At Gallup, we had over 80,000 tape-recorded and transcribed interviews with great managers and average ones. I looked at the great managers we interviewed from a whole bunch of companies and decided that what they were talking about doing was very, very different from what I was reading about in management books.

Great managers do a number of things differently [from average ones], but one of the major things is, they spent a disproportionate amount of time amplifying a person's strengths and 20% of their time trying to manage around a person's weaknesses.

And how's that different from conventional thinking?
Most management books I saw were saying management is all about transformation, and that you've got to show people where their areas of opportunities are -- usually euphemisms for weaknesses.

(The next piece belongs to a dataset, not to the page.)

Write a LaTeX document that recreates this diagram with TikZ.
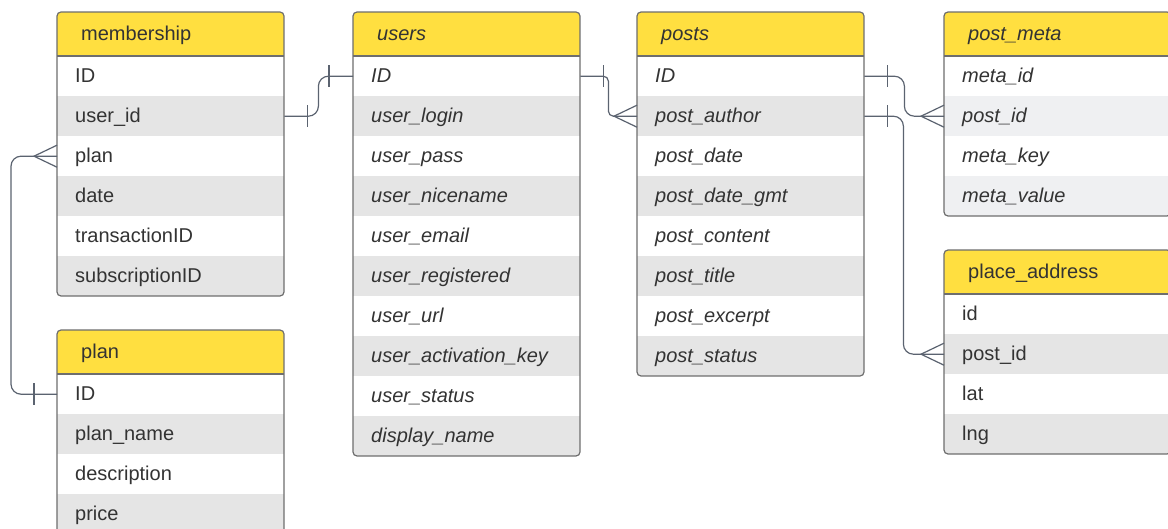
\documentclass[tikz,border=0pt]{standalone}
\usepackage{fontspec}
\setmainfont{Liberation Sans}
\usetikzlibrary{calc}
\definecolor{hdrY}{HTML}{FFDF40}
\definecolor{rowG}{HTML}{E5E5E5}
\definecolor{rowL}{HTML}{EFF0F2}
\definecolor{bord}{HTML}{6E6E6E}
\definecolor{connC}{HTML}{5B6370}
\definecolor{txt}{HTML}{333333}
\tikzset{
 hdr/.style={anchor=north west, inner xsep=24pt, inner ysep=0pt, text width=179pt, minimum height=44pt, text height=12.5pt, text depth=0pt, align=left, fill=hdrY, text=txt},
 rowbox/.style={anchor=north west, inner xsep=18pt, inner ysep=0pt, text width=191pt, minimum height=40pt, text height=12.5pt, text depth=0pt, align=left, text=txt},
 border/.style={draw=bord, line width=1.2pt},
 conn/.style={draw=connC, line width=1.2pt},
}
\newcommand{\erTable}[8]{%
 \begin{scope}
 \clip[rounded corners=4pt] (#2,#3) rectangle ++(227,44+40*#7);
 \fill[white] (#2,#3) rectangle ++(227,44+40*#7);
 \node[hdr, font={\fontsize{20}{24}\selectfont #4}] (#1-h) at (#2,#3) {#5};
 \foreach \rowtxt [count=\i] in {#6} {
   \pgfmathsetmacro\yy{#3+44+40*(\i-1)}
   \ifodd\i\def\rf{white}\else\def\rf{#8}\fi
   \node[rowbox, font={\fontsize{20}{24}\selectfont #4}, fill=\rf] (#1-\i) at (#2,\yy) {\rowtxt};
 }
 \end{scope}
 \draw[border] (#2,#3+44) -- ++(227,0);
 \draw[border, rounded corners=4pt] (#2,#3) rectangle ++(227,44+40*#7);
}
\newcommand{\crowW}[1]{\draw[conn] ($(#1)+(0,-11)$) -- ($(#1)+(-23,0)$) -- ($(#1)+(0,11)$);}
\newcommand{\tickAt}[2]{\draw[conn] ($(#1)+(#2,-11)$) -- ($(#1)+(#2,11)$);}
\begin{document}
\begin{tikzpicture}[x=1pt,y=-1pt]
\useasboundingbox (0,0) rectangle (1168,529);
\clip (0,0) rectangle (1168,529);
\fill[white] (0,0) rectangle (1168,529);

\erTable{membership}{57}{12}{}{membership}{ID,user\_id,plan,date,transactionID,subscriptionID}{6}{rowG}
\erTable{plan}{57}{330}{}{plan}{ID,plan\_name,description,price}{4}{rowG}
\erTable{users}{353}{12}{\itshape}{users}{ID,user\_login,user\_pass,user\_nicename,user\_email,user\_registered,user\_url,user\_activation\_key,user\_status,display\_name}{10}{rowG}
\erTable{posts}{637}{12}{\itshape}{posts}{ID,post\_author,post\_date,post\_date\_gmt,post\_content,post\_title,post\_excerpt,post\_status}{8}{rowG}
\erTable{postmeta}{944}{12}{\itshape}{post\_meta}{meta\_id,post\_id,meta\_key,meta\_value}{4}{rowL}
\erTable{place}{944}{250}{}{place\_address}{id,post\_id,lat,lng}{4}{rowG}

% membership.user_id -- users.ID
\draw[conn, rounded corners=10pt] (membership-2.east) -- ($(membership-2.east)+(34,0)$) |- (users-1.west);
\tickAt{membership-2.east}{23}
\tickAt{users-1.west}{-24}
% users.ID -- posts.post_author
\draw[conn, rounded corners=5pt] (users-1.east) -- ($(users-1.east)+(28,0)$) |- (posts-2.west);
\tickAt{users-1.east}{23}
\crowW{posts-2.west}
% posts.ID -- post_meta.post_id
\draw[conn, rounded corners=10pt] (posts-1.east) -- ($(posts-1.east)+(40,0)$) |- (postmeta-2.west);
\tickAt{posts-1.east}{23}
\crowW{postmeta-2.west}
% posts.post_author -- place_address.post_id
\draw[conn, rounded corners=10pt] (posts-2.east) -- ($(posts-2.east)+(39,0)$) |- (place-2.west);
\tickAt{posts-2.east}{23}
\crowW{place-2.west}
% membership.plan -- plan.ID
\draw[conn, rounded corners=10pt] (membership-3.west) -- ($(membership-3.west)+(-46,0)$) |- (plan-1.west);
\crowW{membership-3.west}
\tickAt{plan-1.west}{-23}
\end{tikzpicture}
\end{document}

The bottom line for a great manager is: Don't try to put in what God left out, try and draw out what God left in. Management isn't about transformation, it's about release.

Is there a simple way people can figure out what their strengths are and if they're using them at work?
One question to ask is what percentage of your day at work do you spend doing things you like to do? That's a pretty good way of getting at strengths -- things you have an appetite for. When you ask that question, 17% of Americans say 75% of their day is spent doing things they really like to do, 32% say between 50% and 75%, and 51% say less than 50% of their day.

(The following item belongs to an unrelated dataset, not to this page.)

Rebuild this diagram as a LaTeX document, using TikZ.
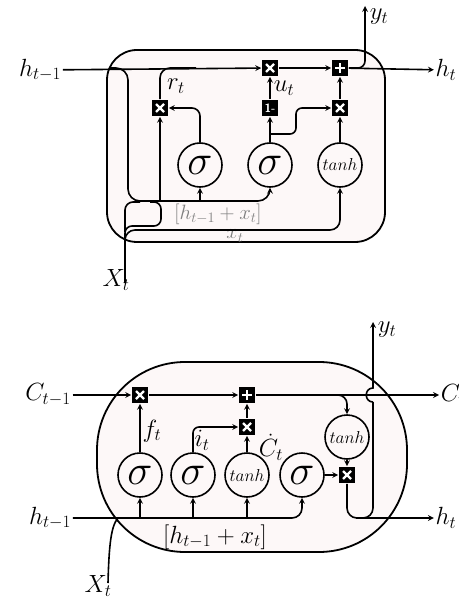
\documentclass[tikz,border=0pt]{standalone}
\usepackage{amsmath}
\usepackage{graphicx}
\usepackage{tikz}
\usetikzlibrary{arrows, positioning, calc}
\definecolor{cellpink}{RGB}{253,248,248}
\newcommand{\bigsig}{\scalebox{1.7}{$\sigma$}}

\begin{document}
\begin{tikzpicture}[
    x=1pt, y=-1pt,
    line width=1.6pt,
    cell/.style={rectangle, draw, line width=1.8pt, fill=cellpink},
    gate/.style={circle, draw, fill=cellpink, minimum size=44pt, inner sep=0pt,
        font=\fontsize{24}{26}\selectfont},
    tgate/.style={gate, font=\fontsize{17}{17}\selectfont},
    opbox/.style={rectangle, fill=black, minimum size=16pt, inner sep=0pt},
    mult/.style={opbox, path picture={
        \draw[white, line width=2.4pt]
          ([shift={(-4pt,-4pt)}]path picture bounding box.center) -- ([shift={(4pt,4pt)}]path picture bounding box.center)
          ([shift={(-4pt,4pt)}]path picture bounding box.center) -- ([shift={(4pt,-4pt)}]path picture bounding box.center);}},
    plus/.style={opbox, path picture={
        \draw[white, line width=2.6pt]
          ([shift={(-5pt,0pt)}]path picture bounding box.center) -- ([shift={(5pt,0pt)}]path picture bounding box.center)
          ([shift={(0pt,-5pt)}]path picture bounding box.center) -- ([shift={(0pt,5pt)}]path picture bounding box.center);}},
    onem/.style={opbox, text=white, font=\fontsize{12}{12}\selectfont\bfseries\sffamily},
    lbl/.style={font=\fontsize{24}{26}\selectfont, inner sep=1pt},
    arrow/.style={-stealth}
]
\useasboundingbox (0,0) rectangle (458,601);

% ---- upper cell
\node[cell, minimum width=278pt, minimum height=192pt, rounded corners=30pt] (gru) at (246,146) {};
\node[lbl] (hprev) at (40,70) {$h_{t-1}$};
\node[lbl] (hnext) at (446,70) {$h_t$};
\node[lbl] (xin) at (116,280) {$X_t$};
\node[lbl, anchor=west] (ylab) at (368,17) {$y_t$};
\coordinate (xbot) at (125,283);
\coordinate (ytop) at (365,6);
\coordinate (hsplit) at (110,68);
\coordinate (rjoin) at (196,68);
\coordinate (rin) at (160,201);
\coordinate (sin) at (200,201);
\coordinate (ubr) at (270,134);
\coordinate (xt) at (340,230);

\node[mult] (mr) at (160,108) {};
\node[mult] (mu) at (270,68) {};
\node[plus] (ph) at (340,68) {};
\node[onem] (om) at (270,108) {1-};
\node[mult] (mh) at (340,108) {};
\node[gate] (sr) at (200,165) {\bigsig};
\node[gate] (su) at (270,165) {\bigsig};
\node[tgate] (th) at (340,165) {$tanh$};

\node[lbl] (rlab) at (176,86) {$r_t$};
\node[lbl] (ulab) at (284,88) {$u_t$};
\node[lbl, font=\fontsize{20}{22}\selectfont, text=gray] (hxlab) at (218,214) {$[h_{t-1}+x_t]$};
\node[lbl, font=\fontsize{20}{22}\selectfont, text=gray] (xlab) at (235,236) {$x_t$};

\draw[arrow] (hprev) -- (mu);
\draw[arrow] (mu) -- (ph);
\draw[arrow] (ph) -- (hnext);
\draw[arrow, rounded corners=7pt] (ph.east) -| (ytop);
\draw[arrow] (su) -- (om);
\draw[arrow] (om) -- (mu);
\draw[arrow] (th) -- (mh);
\draw[arrow] (mh) -- (ph);
\draw[arrow, rounded corners=8pt] (sr.north) |- (mr.east);
\draw[arrow, rounded corners=6pt] (ubr) -- ++(26,0) |- (mh.west);
\draw[rounded corners=10pt] (mr.north) |- (rjoin);
\draw[arrow, rounded corners=12pt] (hsplit) -| (128,201) -| (su.south);
\draw[arrow] (rin) -- (mr.south);
\draw[arrow] (sin) -- (sr.south);
\draw[arrow, rounded corners=10pt] (xbot) |- (xt) -- (th.south);
\draw[rounded corners=8pt] (125,232) |- (140,202);
\draw[rounded corners=7pt] (150,202) -| (161,226) -| (125,238);

% ---- lower cell
\node[cell, minimum width=310pt, minimum height=190pt, rounded corners=88pt] (lstm) at (252,457) {};
\node[lbl] (cprev) at (48,395) {$C_{t-1}$};
\node[lbl, anchor=west] (cnext) at (439,395) {$C_t$};
\node[lbl] (hprev2) at (50,518) {$h_{t-1}$};
\node[lbl] (hnext2) at (446,518) {$h_t$};
\node[lbl] (xin2) at (98,586) {$X_t$};
\node[lbl, anchor=west] (ylab2) at (376,330) {$y_t$};
\coordinate (yt2) at (373,322);
\coordinate (ctap) at (306,395);
\coordinate (hjoin) at (356,518);
\coordinate (hop1) at (373,402);
\coordinate (hop2) at (373,388);
\coordinate (xbot2) at (108,583);
\coordinate (xjoin2) at (118,518);
\coordinate (fin) at (140,518);
\coordinate (iin) at (193,518);
\coordinate (cin) at (247,518);

\node[mult] (mf) at (140,395) {};
\node[plus] (pc) at (247,395) {};
\node[mult] (mi) at (247,427) {};
\node[gate] (sf) at (140,475) {\bigsig};
\node[gate] (si) at (193,475) {\bigsig};
\node[tgate] (tc) at (247,475) {$tanh$};
\node[gate] (so) at (302,475) {\bigsig};
\node[tgate] (tu) at (347,437) {$tanh$};
\node[mult] (mo) at (347,475) {};

\node[lbl] (flab) at (152,431) {$f_t$};
\node[lbl] (ilab) at (202,440) {$i_t$};
\node[lbl] (cdlab) at (271,447) {$\dot{C}_t$};
\node[lbl] (hxlab2) at (215,537) {$[h_{t-1}+x_t]$};

\draw[arrow] (cprev) -- (mf);
\draw[arrow] (mf) -- (pc);
\draw[arrow] (pc) -- (cnext);
\draw[arrow] (sf) -- (mf);
\draw[arrow, rounded corners=6pt] (si.north) |- (mi.west);
\draw[arrow] (tc) -- (mi);
\draw[arrow] (mi) -- (pc);
\draw[arrow] (so) -- (mo);
\draw[arrow] (tu) -- (mo);
\draw[arrow, rounded corners=9pt] (ctap) -| (tu.north);
\draw[arrow, rounded corners=10pt] (mo.south) |- (hnext2);
\draw[rounded corners=10pt] (hjoin) -| (hop1);
\draw[arrow] (hop1) .. controls (364,402) and (364,388) .. (hop2) -- (yt2);
\draw[arrow, rounded corners=10pt] (hprev2) -| (so.south);
\draw[arrow] (fin) -- (sf.south);
\draw[arrow] (iin) -- (si.south);
\draw[arrow] (cin) -- (tc.south);
\draw (xbot2) .. controls (109,545) and (111,526) .. (xjoin2);
\end{tikzpicture}
\end{document}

You don't seem to be a big fan of how HR is done today.
Benefits administration, payroll, all that stuff they used to do is being outsourced. They still get involved with the selection of people, but you've got a whole department there that's in desperate need of a job.

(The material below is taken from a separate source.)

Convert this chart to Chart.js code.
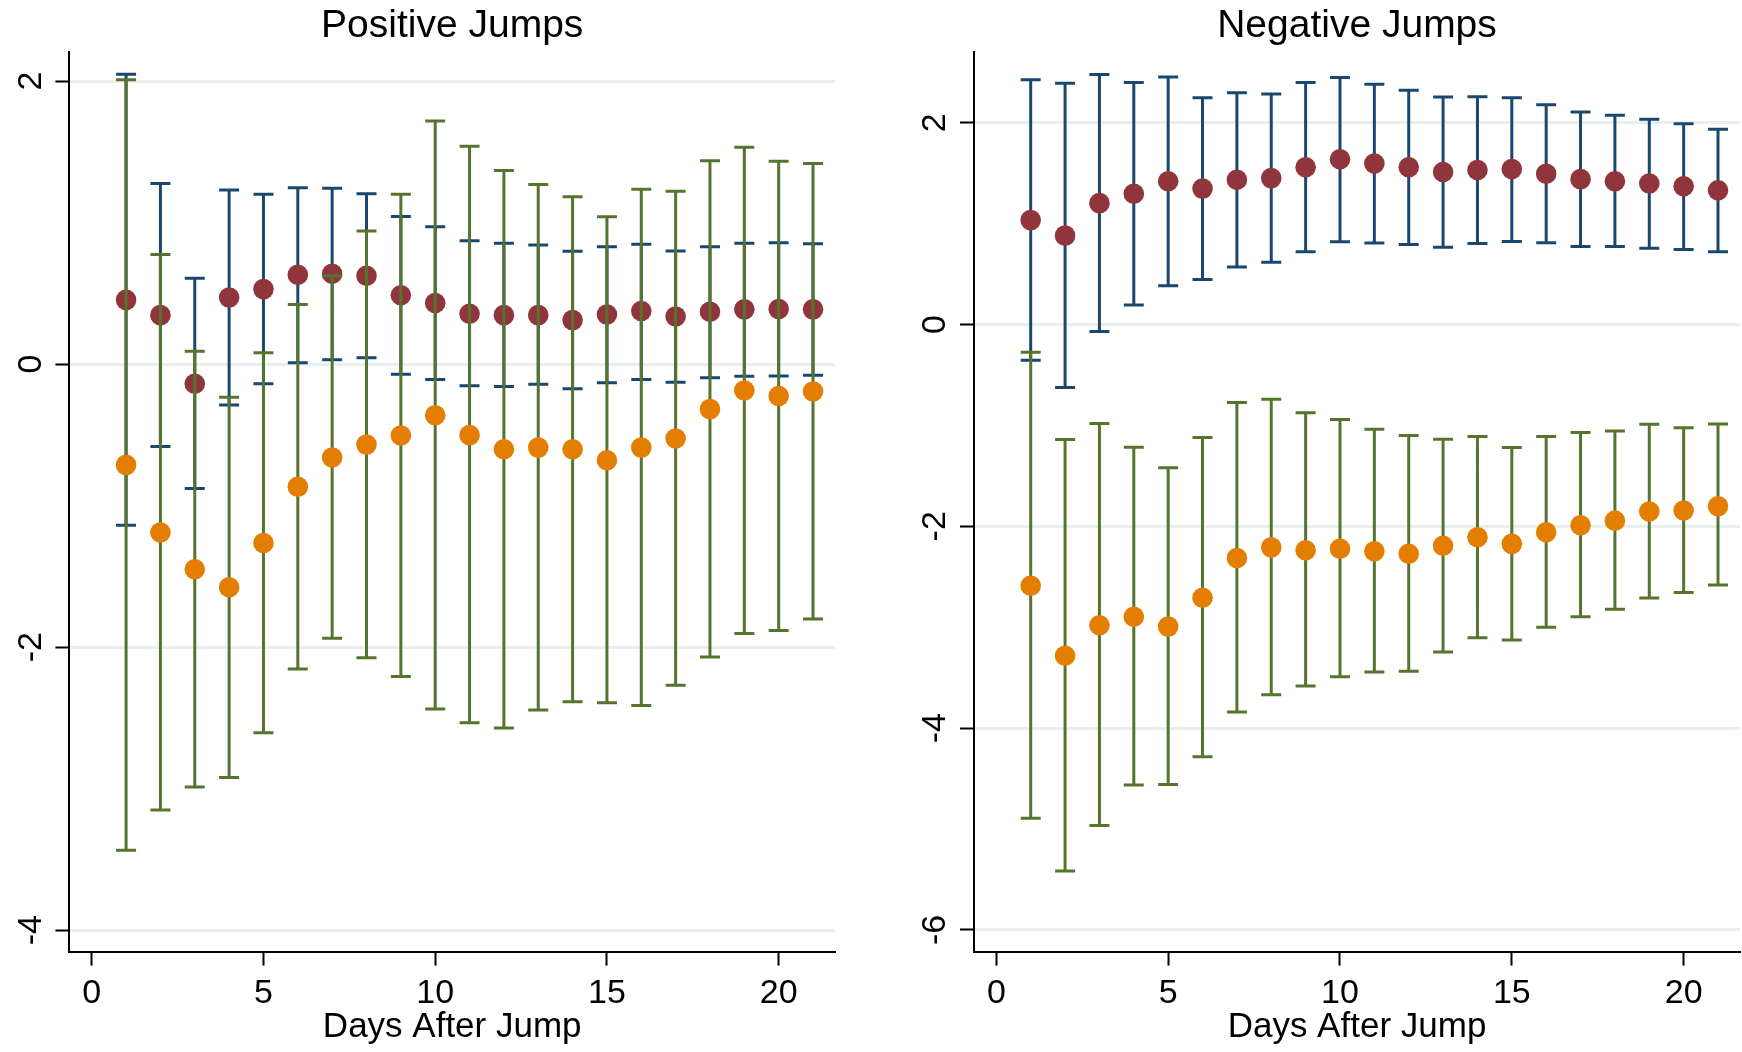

I think HR is a hugely important function if they could only understand what their job is. The question should be: How do we with deliberateness and focus identify and amplify the strengths of each employee? Because right now, we are crap at it. I mean, at least according to the employees.

So the tools HR uses, like peer review and setting goals, are O.K., they're just aimed at the wrong objective?
The tools are actually damaging. The underlying problem with HR is that they think when people come to a company they're endlessly malleable. We want to make you a leader? O.K., we'll send you to leadership training course and we'll make you a leader.

What will happen is once your competencies and weaknesses are defined, they don't just live in a drawer, they'll get put into a performance-appraisal program. You'll get rated on each of these -- by you, your manager, your direct reports, and your peers. So we identify your leadership gaps, sometimes called skill gaps, and we focus on them and together you and I put together a developmental plan. You've got thousands and thousands of employees around America diligently identifying their skill gaps and then working to fix them. That's what I mean by actively harmful.

So what's the answer?
I think you should measure by outcomes first. I would say, "Here's the outcome we want, what's your way of getting here?" And each person is going to have a slightly different answer, and that's O.K. We don't want clones, for crying out loud.

Despite all this misdirection, companies seem to have done O.K. Does talent even matter?
There's no question that we're moving into a time where the knowledge worker is coming into his own. Look at Best Buy (BBY ). It's in a fight for its life with Wal-Mart (WMT). Wal-Mart can sell consumer electronics far cheaper than Best Buy can, so how do they win? Rightly they're saying, "We better have people in the front line willing and able to answer questions." Brad Anderson, the CEO, says we need to unleash the power of our front-line employees.

In airlines, hotels, the car business, competition is so tight. You're looking for your edge. Things are so easy to copy these days, from Web sites to products. The judgment of the employee has value. That's a macro shift that has been going on for awhile. We've reached that tipping point.